Weir does a fantastic job of playing Matilda, and this may be a controversial statement, but I think she is better than Mara Wilson in the 1996 film. I think she is just so full of innocence and fun, which she practically oozes on the screen. It is so hard not to fall in love with her character, and you can tell that Weir truly gives it her all. The same can be said for Lynch, who I was very happy to see in this role. She has played many badass characters in films like "Captain Marvel" and "No Time To Die", but this allows her to show her more playful side and really get into the role.
Now, let's switch our focus to Thompson, who is terrifyingly wicked in this classic role.

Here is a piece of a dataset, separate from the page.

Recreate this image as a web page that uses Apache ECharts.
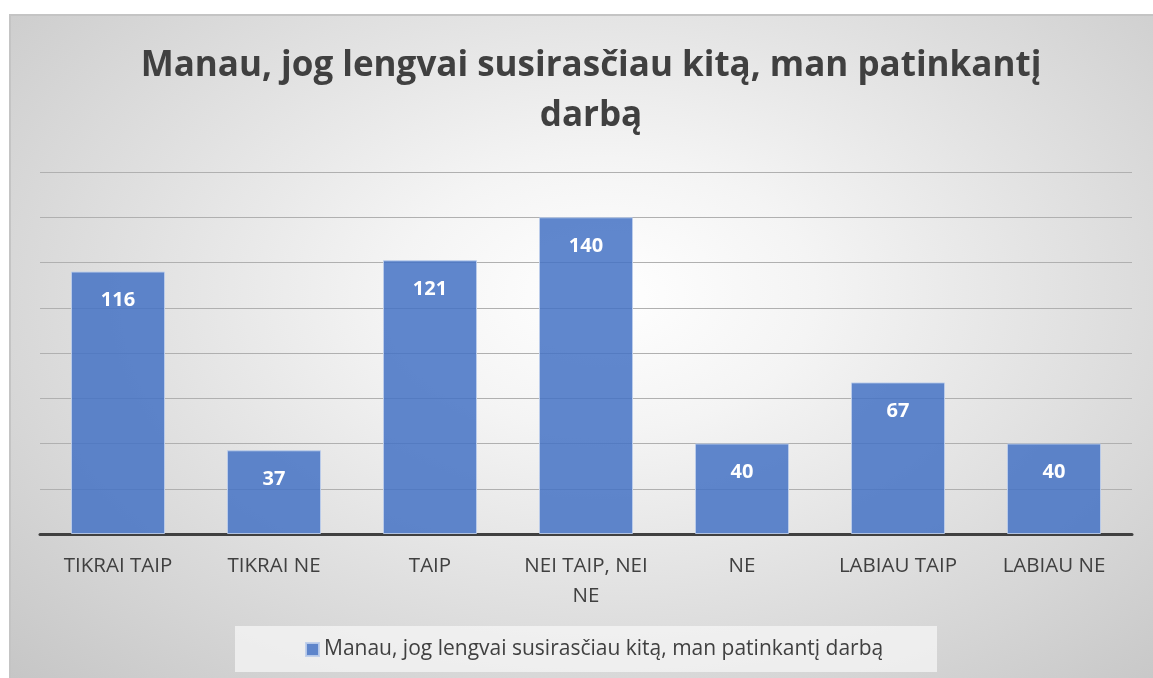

Thompson has been known to change her appearance for film roles, but this is perhaps her most drastic change in appearance. However, because of that, it really sells the role of this mean headmistress, in combination with her tragically beautiful performance as the mean lady. I applaud everything that Thompson was able to accomplish with this movie, and I think she is perfectly matched with Weir's Matilda.
There are things I didn't like about this movie, but it's no fault of the filmmakers. For example, I absolutely despise the cake eating scene in the original movie. I find it hard for me to watch, and I was dreading for that scene to come up in this film. While it was majorly toned down and not as grotesque, I still found myself not enjoying the scene or the musical number much. At the same time, there are some Dahl elements present in this movie (such as when Trunchbull pulls on a kid's ears and they comically stretch) that I wasn't a fan of. Like I mentioned, this is a film based on Dahl's work, but I just don't enjoy that type of comedy and humor.
Overall, I'm surprisingly and genuinely impressed by everything this film did, and I really did enjoy this film to the fullest. It was a very big surprise, as like I mentioned, I was not looking forward to this film whatsoever. It would be interesting to see if they can bring musical adaptations to other classic children's films, and I honestly am very excited to see what they could come up with next.